Qui trascorre la giovinezza fino alla laurea in Lettere e Filosofia conseguita a Messina nel 1951, discutendo una tesi di laurea, la prima in Italia, su Carl Gustav Jung, “Struttura e dinamica della personalità nella psicologia di C. G. Jung” con il professor Galvano della Volpe.
Dagli anni Settanta la Garufi si dedicherà all’attività di psicoterapeuta junghiana, diventerà vice presidente dell’Associazione Internazionale di Psicologia Analitica e membro dell’Associazione Italiana di Psicologia Analitica (AIPA), fondata nel 1961 da Ernst Bernhard, con l’intento di diffondere in Italia la conoscenza del pensiero di Carl Gustav Jung, il grande antagonista di Freud.
L’infanzia di D’Arrigo
Stefano D’Arrigo nasce da Agata Miracolo e da Giuseppe. Ad appena un anno di vita del figlio, il padre lascia la famiglia ed emigra in Australia. Qui si fa una nuova famiglia, e non darà più notizie di sé. Quando torna con la nuova famiglia ad Alì nei primi anni Trenta, interrompe totalmente il rapporto con il figlio. E questo getterà una luce particolare e nuova sul romanzo.

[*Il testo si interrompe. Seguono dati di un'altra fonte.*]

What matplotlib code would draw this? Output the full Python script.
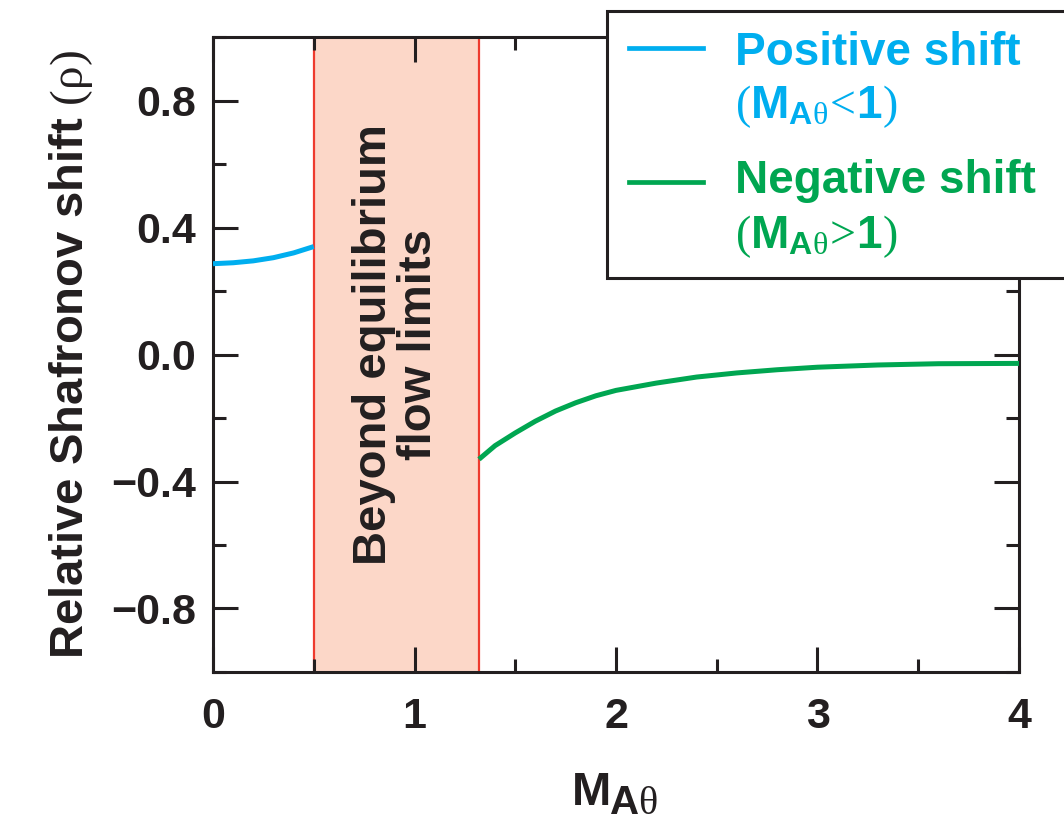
import numpy as np
import matplotlib
matplotlib.use('Agg')
import matplotlib.pyplot as plt
from matplotlib.patches import Rectangle
from matplotlib.ticker import MultipleLocator

plt.rcParams['font.family'] = ['Liberation Sans', 'DejaVu Sans']
plt.rcParams['mathtext.fontset'] = 'custom'
plt.rcParams['mathtext.rm'] = 'Liberation Serif:weight=normal'
plt.rcParams['mathtext.bf'] = 'Liberation Sans:bold'
plt.rcParams['mathtext.it'] = 'Liberation Serif:italic'

# shift vs poloidal Alfven Mach number
m_pos = [0.0, 0.1, 0.2, 0.3, 0.4, 0.5]
shift_pos = [0.286, 0.289, 0.295, 0.305, 0.320, 0.340]

m_neg = [1.32, 1.40, 1.50, 1.60, 1.70, 1.80, 1.90, 2.00, 2.20, 2.40,
         2.60, 2.80, 3.00, 3.30, 3.60, 4.00]
shift_neg = [-0.330, -0.287, -0.247, -0.210, -0.178, -0.152, -0.130, -0.113,
             -0.090, -0.071, -0.058, -0.048, -0.040, -0.033, -0.029, -0.028]

xticks = [0, 1, 2, 3, 4]
yticks = [-0.8, -0.4, 0.0, 0.4, 0.8]
ytick_labels = ['\u22120.8', '\u22120.4', '0.0', '0.4', '0.8']

# no equilibrium between these Mach numbers
gap_lo, gap_hi = 0.5, 1.32

c_pos = '#00aeef'
c_neg = '#00a651'
c_edge = '#ee3b2f'
c_fill = '#fcd7c8'
c_ax = '#231f20'

fig = plt.figure(figsize=(10.64, 8.21), dpi=100)
ax = fig.add_axes([0.2002, 0.1815, 0.7575, 0.7734])

ax.axvspan(gap_lo, gap_hi, facecolor=c_fill, edgecolor='none', zorder=0)
ax.axvline(gap_lo, color=c_edge, lw=1.6, zorder=1)
ax.axvline(gap_hi, color=c_edge, lw=1.6, zorder=1)
ax.text((gap_lo + gap_hi) / 2, 0.03, 'Beyond equilibrium\nflow limits',
        rotation=90, ha='center', va='center', fontsize=34, fontweight='bold',
        color=c_ax, linespacing=1.05, zorder=2)

ax.plot(m_pos, shift_pos, color=c_pos, lw=3.6, solid_capstyle='butt', zorder=3)
ax.plot(m_neg, shift_neg, color=c_neg, lw=3.6, solid_capstyle='butt', zorder=3)

ax.set_xlim(0, 4)
ax.set_ylim(-1, 1)
ax.set_xticks(xticks)
ax.set_xticklabels([str(v) for v in xticks], fontweight='bold')
ax.xaxis.set_minor_locator(MultipleLocator(0.5))
ax.set_yticks(yticks)
ax.set_yticklabels(ytick_labels, fontweight='bold')
ax.yaxis.set_minor_locator(MultipleLocator(0.2))

for s in ax.spines.values():
    s.set_linewidth(2.2)
    s.set_color(c_ax)
ax.tick_params(which='both', direction='in', top=True, right=True,
               width=2.2, color=c_ax, labelcolor=c_ax)
ax.tick_params(which='major', length=18)
ax.tick_params(which='minor', length=9.5)
ax.tick_params(axis='x', labelsize=31, pad=18)
ax.tick_params(axis='y', labelsize=31, pad=12)

ax.set_ylabel(r'Relative Shafronov shift $(\mathrm{\rho})$', fontsize=34,
              fontweight='bold', color=c_ax, labelpad=12)

# axis title M_Atheta, built from two pieces so the subscript stays large
fig.text(572 / 1064, 1 - 805 / 821, 'M', fontsize=34, fontweight='bold',
         color=c_ax, ha='left', va='baseline')
fig.text(609 / 1064, 1 - 814 / 821, r'$\mathbf{A}\mathrm{\theta}$',
         fontsize=29, color=c_ax, ha='left', va='baseline')

# legend box sitting over the upper right corner
box = Rectangle((607 / 1064, 1 - 278 / 821), 0.5, 267 / 821,
                transform=fig.transFigure, facecolor='white', edgecolor=c_ax,
                lw=2.2, zorder=10, clip_on=False)
fig.add_artist(box)
fig.add_artist(plt.Line2D([629 / 1064, 703 / 1064], [1 - 48 / 821] * 2,
                          transform=fig.transFigure, color=c_pos, lw=3.4,
                          zorder=11))
fig.add_artist(plt.Line2D([629 / 1064, 703 / 1064], [1 - 182 / 821] * 2,
                          transform=fig.transFigure, color=c_neg, lw=3.4,
                          zorder=11))
legend_rows = [
    ('Positive shift', 65, c_pos),
    (r'$(\mathbf{M}_{\mathbf{A}\mathrm{\theta}}\!<\!\mathbf{1})$', 118, c_pos),
    ('Negative shift', 193, c_neg),
    (r'$(\mathbf{M}_{\mathbf{A}\mathrm{\theta}}\!>\!\mathbf{1})$', 248, c_neg),
]
for label, base, col in legend_rows:
    fig.text(735 / 1064, 1 - base / 821, label, fontsize=33, fontweight='bold',
             color=col, ha='left', va='baseline', zorder=12)

fig.savefig('out.png', dpi=100)
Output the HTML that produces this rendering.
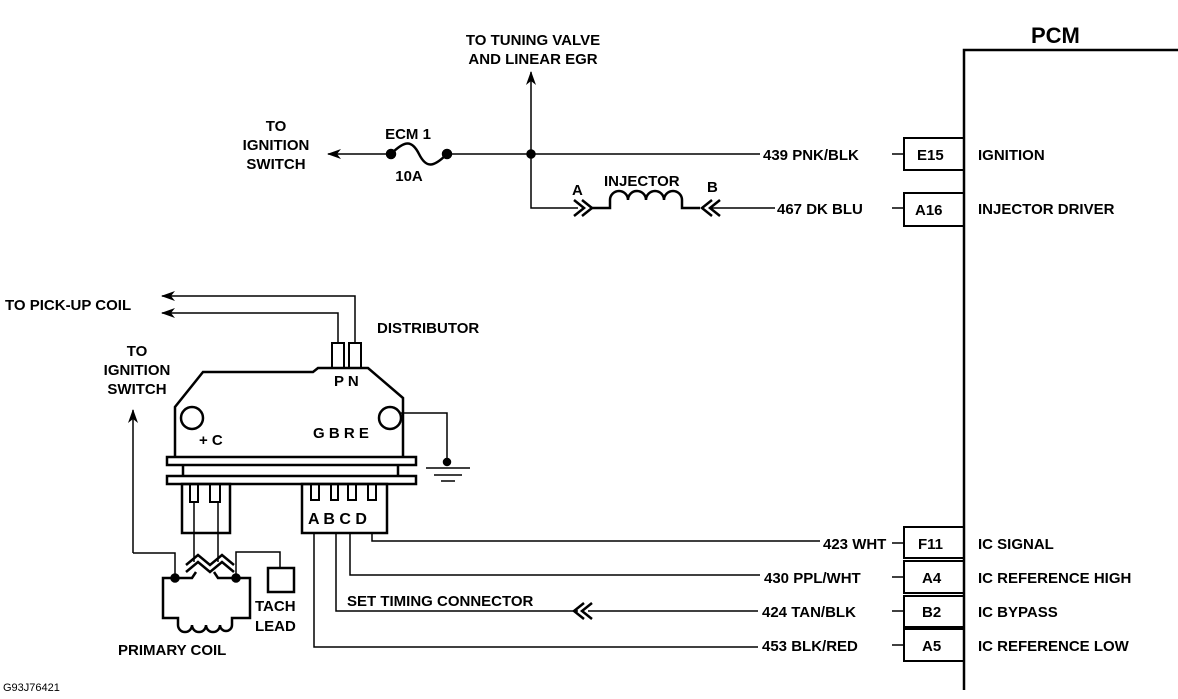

Infatti possiamo leggere l’Horcinus come il viaggio del figlio senza padre verso il mondo esclusivo della Madre. Un rapporto che ha metaforicamente dell’incestuoso (vedi la relazione con Ciccina Circè), risolutorio del complesso di castrazione derivato dall’abbandono paterno.
Una madre reale, amatissima, malgrado le chiacchiere paesane sul suo conto. Malgrado le risatine e le prese in giro dei compagni subite dal bambino. Un rapporto complesso, un groviglio, un trauma che ci riconduce alle pagine del romanzo.
Perché, mentre tutto crolla, solo il Mondo delle Madri sembra resistere. Ed è capace di salvare riportando nel proprio grembo in una eterna ri-gestazione (significativa la pagina della placenta in formalina).
Per questo, forse, è stato detto che il romanzo è un deposito di segreti… un’opera misteriosa.